Help me out? Thanks (:
 A: The integral diverges at $x \sim 0$. What you can work out is the principal part:
\begin{eqnarray*}
{\cal P}\int_{-1}^{1}{{\rm d}x \over x^{2}}
& \equiv &
\lim_{\epsilon \to 0^{+}}\left(%
\int_{-1}^{-\epsilon}{{\rm d}x \over x^{2}}
+
\int_{\epsilon}^{1}{{\rm d}x \over x^{2}}\right)
=
\lim_{\epsilon \to 0^{+}}\left\lbrack%
\left({-1 \over -\epsilon} - {-1 \over -1}\right)
+
\left({-1 \over 1} - {-1 \over \epsilon}\right)
\right\rbrack
\\
& = &
\lim_{\epsilon \to 0^{+}}\left(-2 + {2 \over \epsilon}\right) = \infty
\end{eqnarray*}
A: The integral gives the area under a curve produced by a continuous curve.
The fact that function has an asymptote at $x=0$ means it isn't continuous and so the integral can't be used to represent the area. This is demonstrated by the fact that you get a negative area even though the order of integration limits ensures it would be positive, and there is obviously non-negative area under the curve when graphed. The meaning is that integration only works for continuous differentiable functions. 

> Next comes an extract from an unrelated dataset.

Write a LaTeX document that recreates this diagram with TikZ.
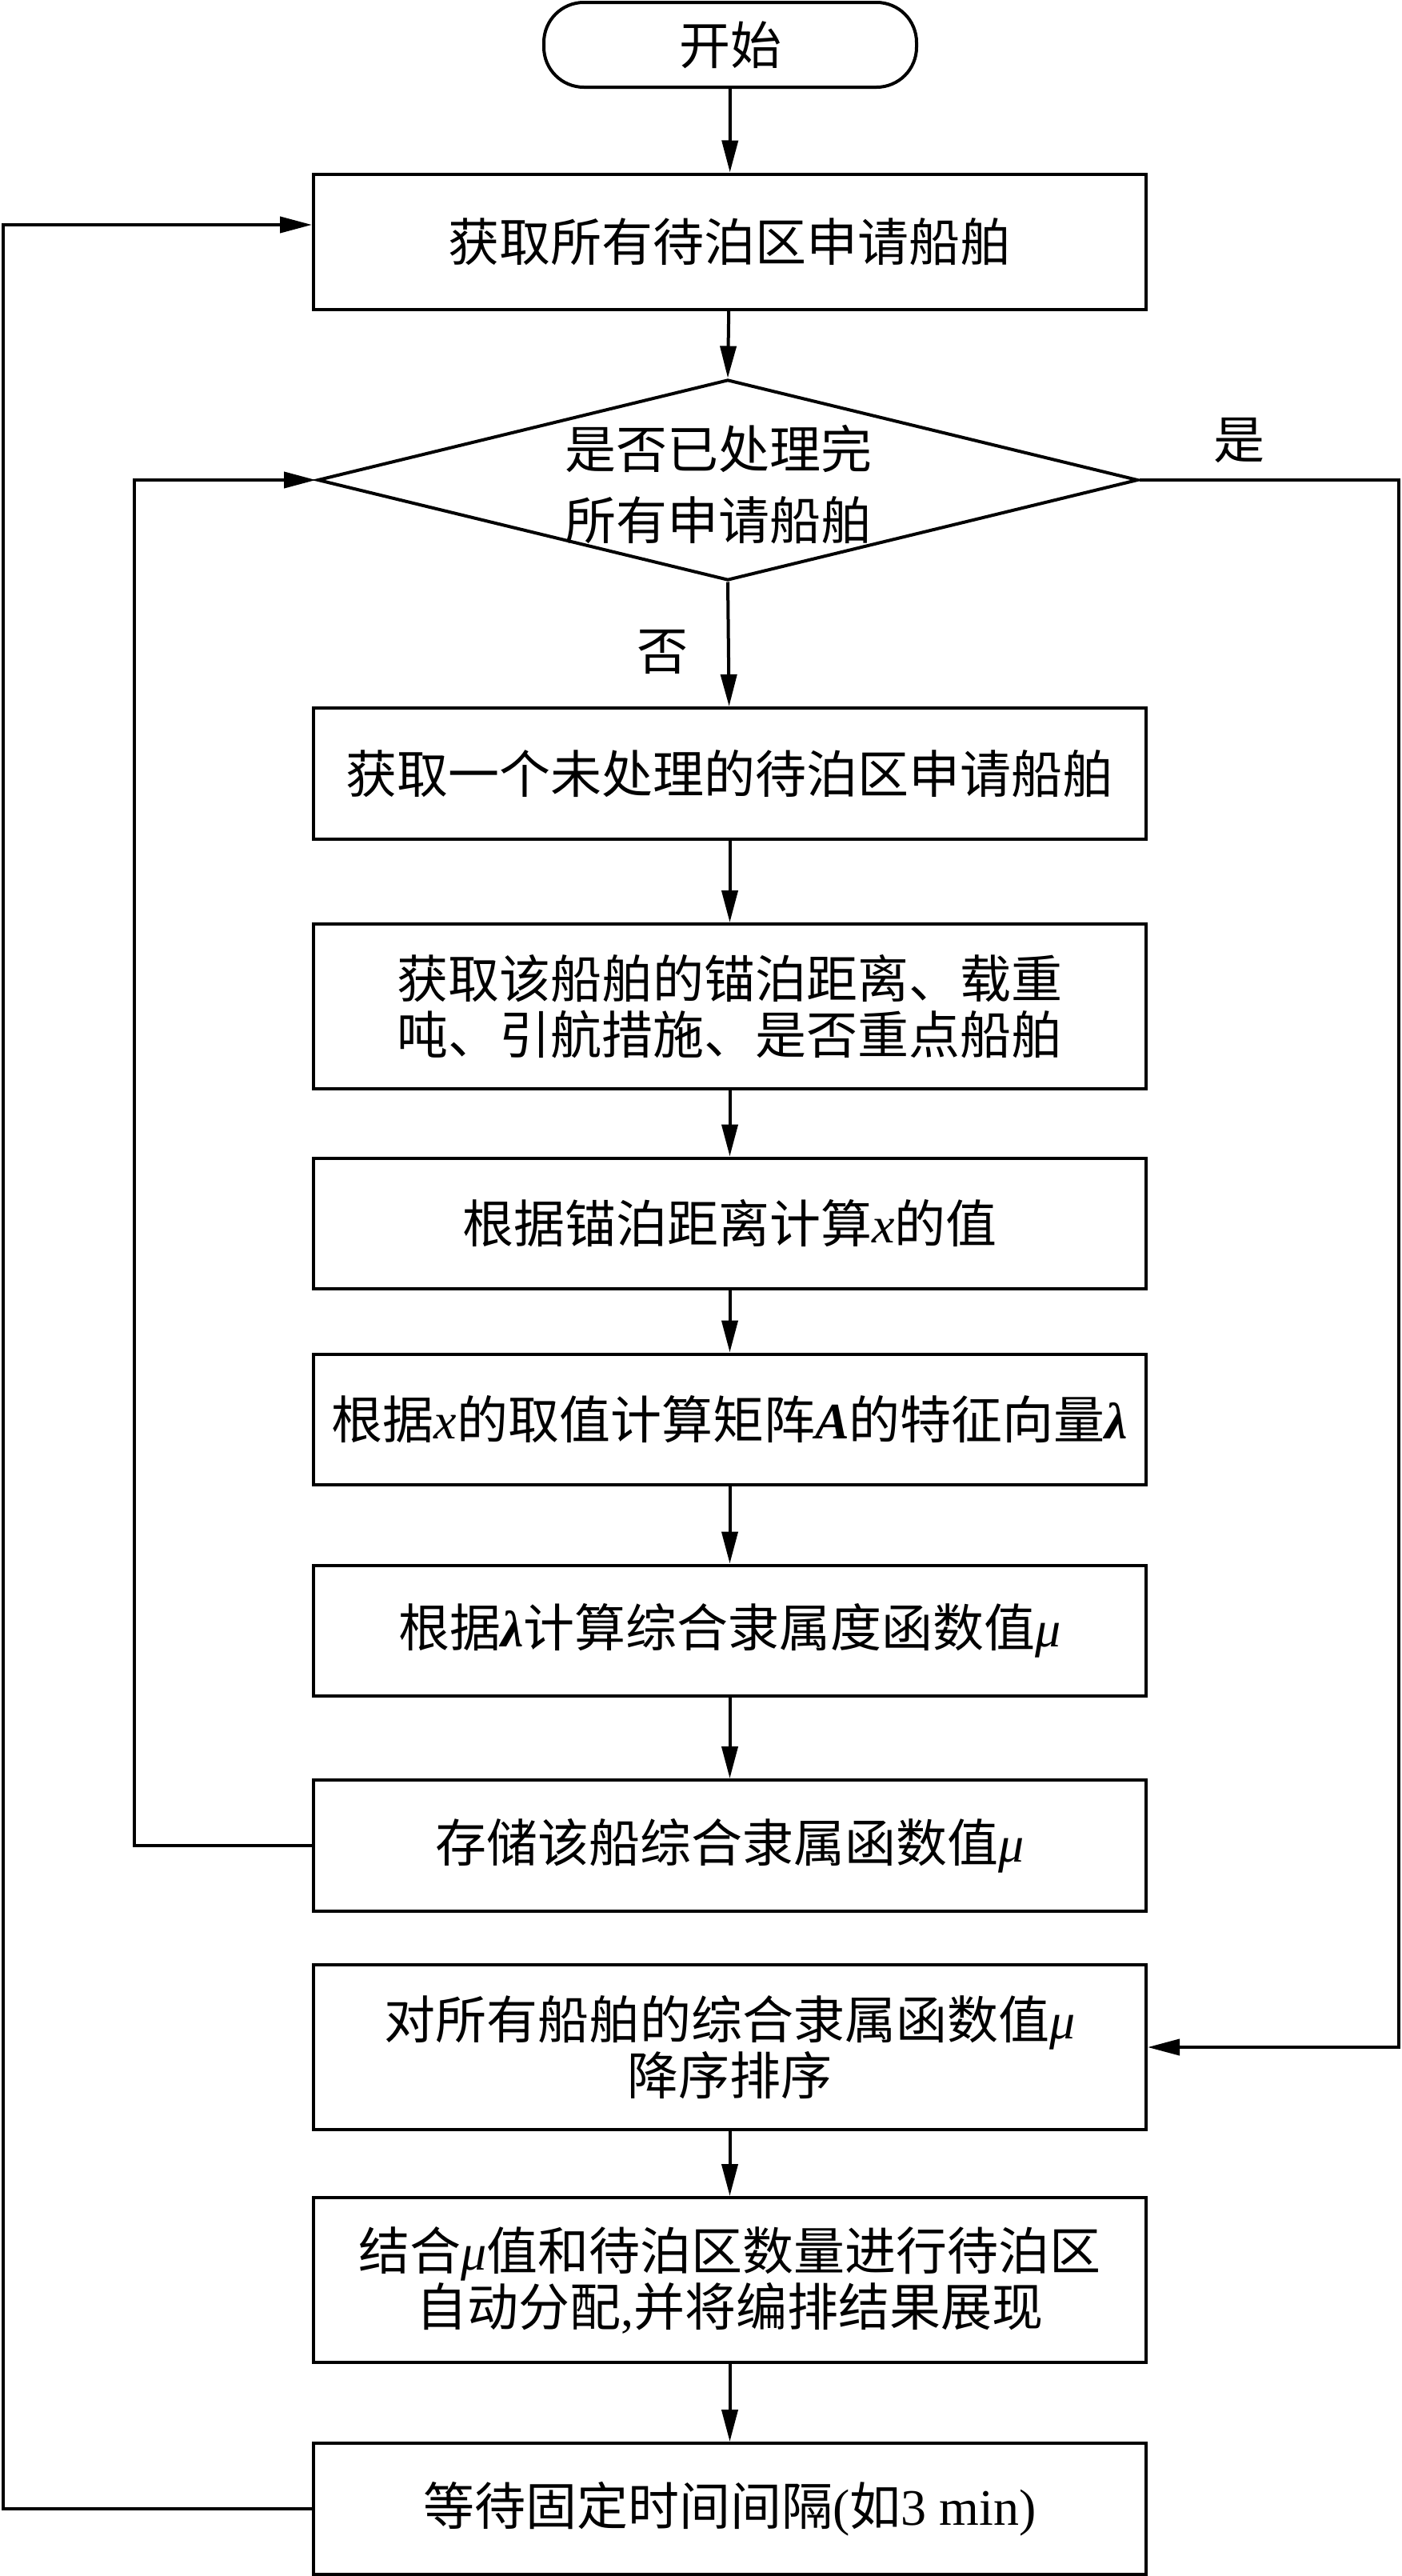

A: Suppose your result was right. Then,
$$\begin{align*}
\int_{-\infty}^\infty \frac{1}{x^2}\ dx &= \int_{-\infty}^{-1} \frac{1}{x^2}\ dx + \int_{-1}^1 \frac{1}{x^2}\ dx + \int_1^\infty \frac{1}{x^2}\ dx \\
 &= 1 - 2 + 1 \\
 &= 0.
\end{align*}
$$
But $\frac{1}{x^2}$ is an even function, and the only even function that integrates to zero over the whole real line is $f(x) = 0$.